The U.N. war crimes tribunal for former Yugoslavia, which is closing after 24 years, drew praise Wednesday from its president, the U.S. and many Security Council members, but not from Russia, which called it biased and anti-Serb.
The council established the tribunal in 1993 to deal with atrocities during the conflicts in the Balkans in the 1990s. It was the first international court to investigate and prosecute allegations of war crimes, crimes against humanity and genocide since the tribunals in Nuremberg and Tokyo after World War II.
At a council meeting before the tribunal ends operations Dec. 31, its president, Judge Carmel Aguis, said the court proved to be “a bold and innovative response to conflict” that has written “a very important page in the history of international justice and the fight against impunity.”
He expressed hope that the tribunal’s “legacy and judgments” won’t be undermined by the dramatic death of Croat ex-general Slobodan Praljak, who took poison Nov. 29 after judges at the tribunal in The Hague, Netherlands, confirmed his 20-year-sentence for war crimes in Bosnia.
Deputy U.S. Ambassador Michele Sison said the International Criminal Tribunal for the Former Yugoslavia “established key precedents in international criminal law” and “has created a legacy of the greatest importance.”
Russia calls court one-sided
Russia’s deputy ambassador, Petr Iliichev, disagreed. He said the court was based on “a one-sided, anti-Serb interpretation of the tragic events of the 1990s in former Yugoslavia” and didn’t play an impartial and independent role.
“We are convinced that a whole range of its decisions have discredited the very idea of international justice,” Iliichev said.
According to the court, it indicted 161 people and concluded proceedings for all of them, convicting and sentencing 90, acquitting 19, referring 13 to national courts, and sending two to be retried by a residual court that is wrapping up the tribunal’s work. It said 37 people either died or their indictments were withdrawn.
Iliichev complained that more than 60 percent of the convictions dealt with Serbs whose sentences totaled more than 1,000 years while the other parties to the conflict, Croats and Bosnian Muslims, often received “a range of non-guilty sentences.”
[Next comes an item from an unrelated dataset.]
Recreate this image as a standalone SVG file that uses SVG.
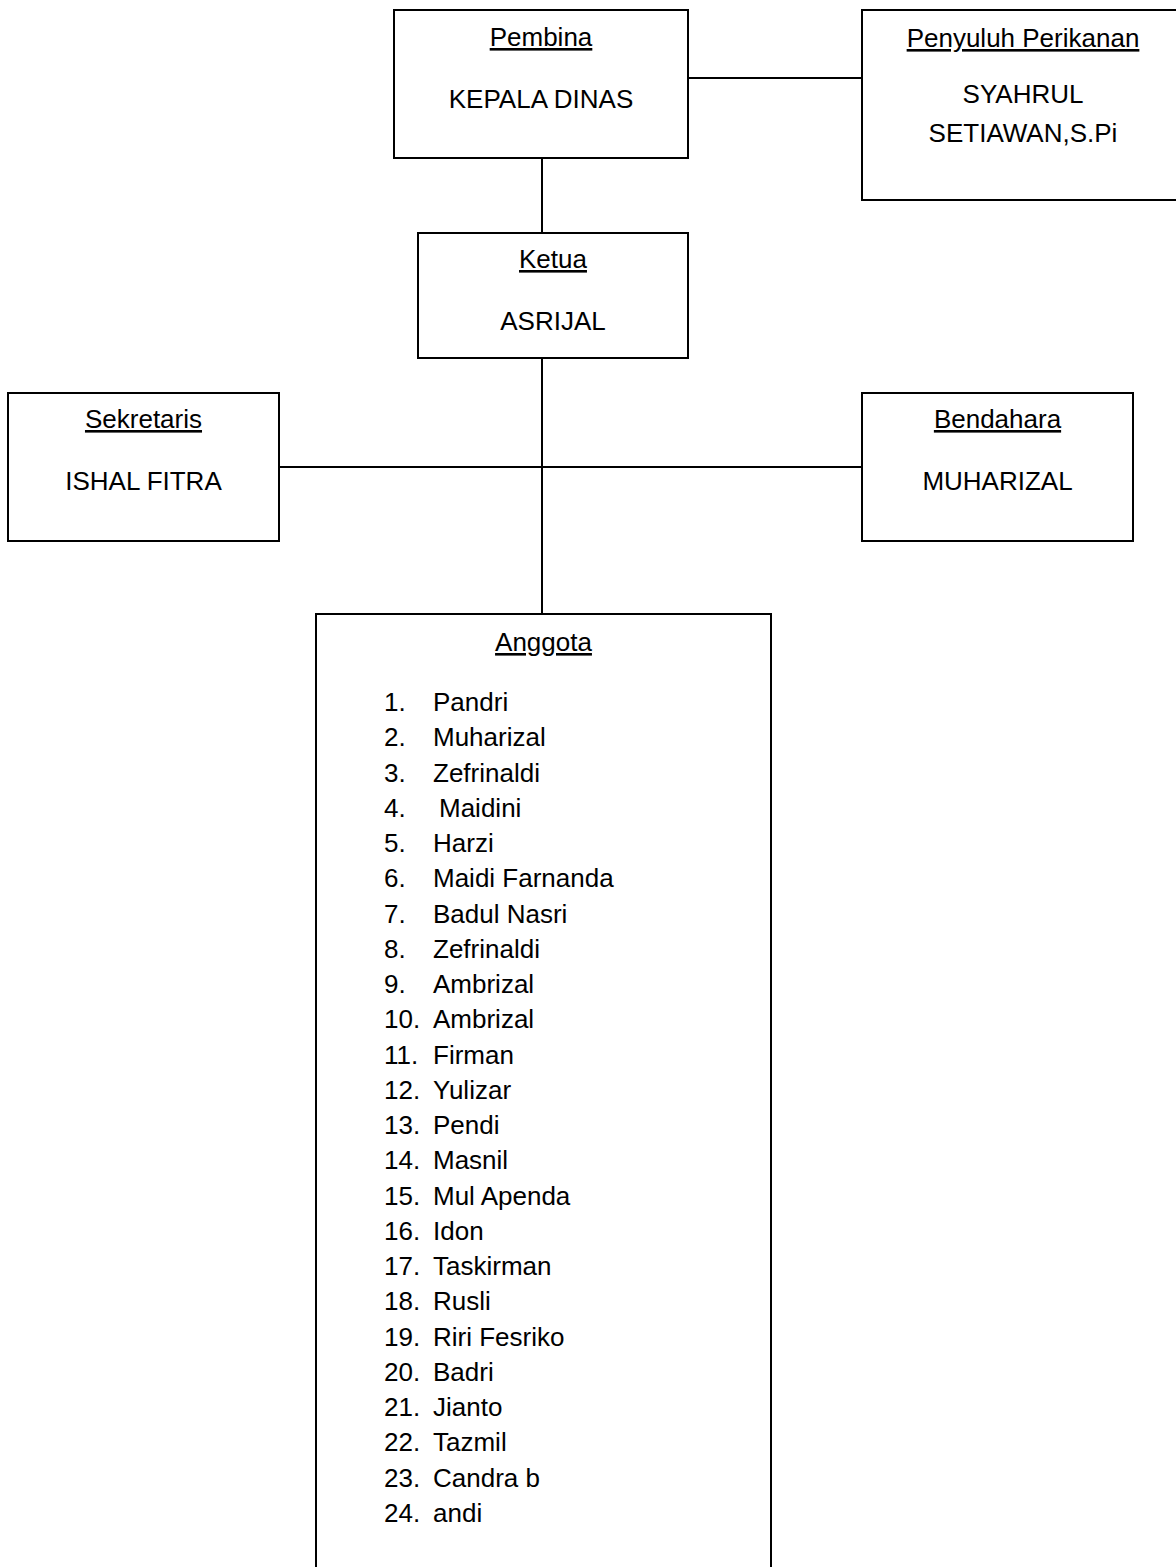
<svg xmlns="http://www.w3.org/2000/svg" width="1176" height="1567" viewBox="0 0 1176 1567">
<style>
.box{fill:#fff;stroke:#000;stroke-width:2}
.ln{stroke:#000;stroke-width:2;fill:none}
text{font-family:"Liberation Sans",Arial,sans-serif;font-size:26px;fill:#000}
.c{text-anchor:middle}
.u{text-decoration:underline}
</style>
<rect width="1176" height="1567" fill="#fff"/>
<g id="connectors">
<line class="ln" x1="688" y1="78" x2="862" y2="78"/>
<line class="ln" x1="542" y1="158" x2="542" y2="233"/>
<line class="ln" x1="542" y1="358" x2="542" y2="614"/>
<line class="ln" x1="279" y1="467" x2="862" y2="467"/>
</g>
<g id="pembina">
<rect class="box" x="394" y="10" width="294" height="148"/>
<text class="c u" x="541" y="46">Pembina</text>
<text class="c" x="541" y="108">KEPALA DINAS</text>
</g>
<g id="penyuluh">
<rect class="box" x="862" y="10" width="322" height="190"/>
<text class="c u" x="1023" y="47">Penyuluh Perikanan</text>
<text class="c" x="1023" y="103">SYAHRUL</text>
<text class="c" x="1023" y="142">SETIAWAN,S.Pi</text>
</g>
<g id="ketua">
<rect class="box" x="418" y="233" width="270" height="125"/>
<text class="c u" x="553" y="268">Ketua</text>
<text class="c" x="553" y="330">ASRIJAL</text>
</g>
<g id="sekretaris">
<rect class="box" x="8" y="393" width="271" height="148"/>
<text class="c u" x="143.5" y="428">Sekretaris</text>
<text class="c" x="143.5" y="490">ISHAL FITRA</text>
</g>
<g id="bendahara">
<rect class="box" x="862" y="393" width="271" height="148"/>
<text class="c u" x="997.5" y="428">Bendahara</text>
<text class="c" x="997.5" y="490">MUHARIZAL</text>
</g>
<g id="anggota">
<rect class="box" x="316" y="614" width="455" height="980"/>
<text class="c u" x="543.5" y="651">Anggota</text>
<g>
<text x="384" y="711">1.</text><text x="433" y="711">Pandri</text>
<text x="384" y="746.25">2.</text><text x="433" y="746.25">Muharizal</text>
<text x="384" y="781.5">3.</text><text x="433" y="781.5">Zefrinaldi</text>
<text x="384" y="816.75">4.</text><text x="439" y="816.75">Maidini</text>
<text x="384" y="852">5.</text><text x="433" y="852">Harzi</text>
<text x="384" y="887.25">6.</text><text x="433" y="887.25">Maidi Farnanda</text>
<text x="384" y="922.5">7.</text><text x="433" y="922.5">Badul Nasri</text>
<text x="384" y="957.75">8.</text><text x="433" y="957.75">Zefrinaldi</text>
<text x="384" y="993">9.</text><text x="433" y="993">Ambrizal</text>
<text x="384" y="1028.25">10.</text><text x="433" y="1028.25">Ambrizal</text>
<text x="384" y="1063.5">11.</text><text x="433" y="1063.5">Firman</text>
<text x="384" y="1098.75">12.</text><text x="433" y="1098.75">Yulizar</text>
<text x="384" y="1134">13.</text><text x="433" y="1134">Pendi</text>
<text x="384" y="1169.25">14.</text><text x="433" y="1169.25">Masnil</text>
<text x="384" y="1204.5">15.</text><text x="433" y="1204.5">Mul Apenda</text>
<text x="384" y="1239.75">16.</text><text x="433" y="1239.75">Idon</text>
<text x="384" y="1275">17.</text><text x="433" y="1275">Taskirman</text>
<text x="384" y="1310.25">18.</text><text x="433" y="1310.25">Rusli</text>
<text x="384" y="1345.5">19.</text><text x="433" y="1345.5">Riri Fesriko</text>
<text x="384" y="1380.75">20.</text><text x="433" y="1380.75">Badri</text>
<text x="384" y="1416">21.</text><text x="433" y="1416">Jianto</text>
<text x="384" y="1451.25">22.</text><text x="433" y="1451.25">Tazmil</text>
<text x="384" y="1486.5">23.</text><text x="433" y="1486.5">Candra b</text>
<text x="384" y="1521.75">24.</text><text x="433" y="1521.75">andi</text>
</g>
</g>
</svg>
Sison highlighted the Nov. 22 conviction of Ratko Mladic, the Bosnian Serb general whose forces rained shells and snipers’ bullets on Sarajevo and carried out the worst massacre in Europe since World War II at Srebrenica. He was convicted of genocide and other crimes and sentenced to life in prison.
Iliichev called Mladic’s sentence a continuation of the “politicized and biased line” against Serbs.
Croatia satisfied
Croatian President Kolinda Grabar-Kitarovic said her country shares the assessments that it “greatly lived up to the expectations of the international community” by fighting against impunity and ensuring accountability for war crimes.
“Equally important is the tribunal’s role in giving voice to over 100,000 victims of horrific crimes,” she said.
Serbia’s justice minister, Nela Kuburovic, noted that Serbs accounted for 109 of the 161 people indicted by the tribunal.
“These numbers speak tellingly about the selective justice of the tribunal, especially in the context of its mandate to establish the truth about the armed conflicts in the former Yugoslavia and bring about reconciliation,” she said.
Serge Brammertz, a prosecutor for the court, said reconciliation in the Balkans remains a significant challenge, noting that convicted war criminals “continue to be seen by many as heroes, while victims and survivors are ignored and dismissed.”
“The reality is that there is still no true will within the region to accept the immense wrongdoings of the past and move forward, sadly most of all among the political leadership,” he said.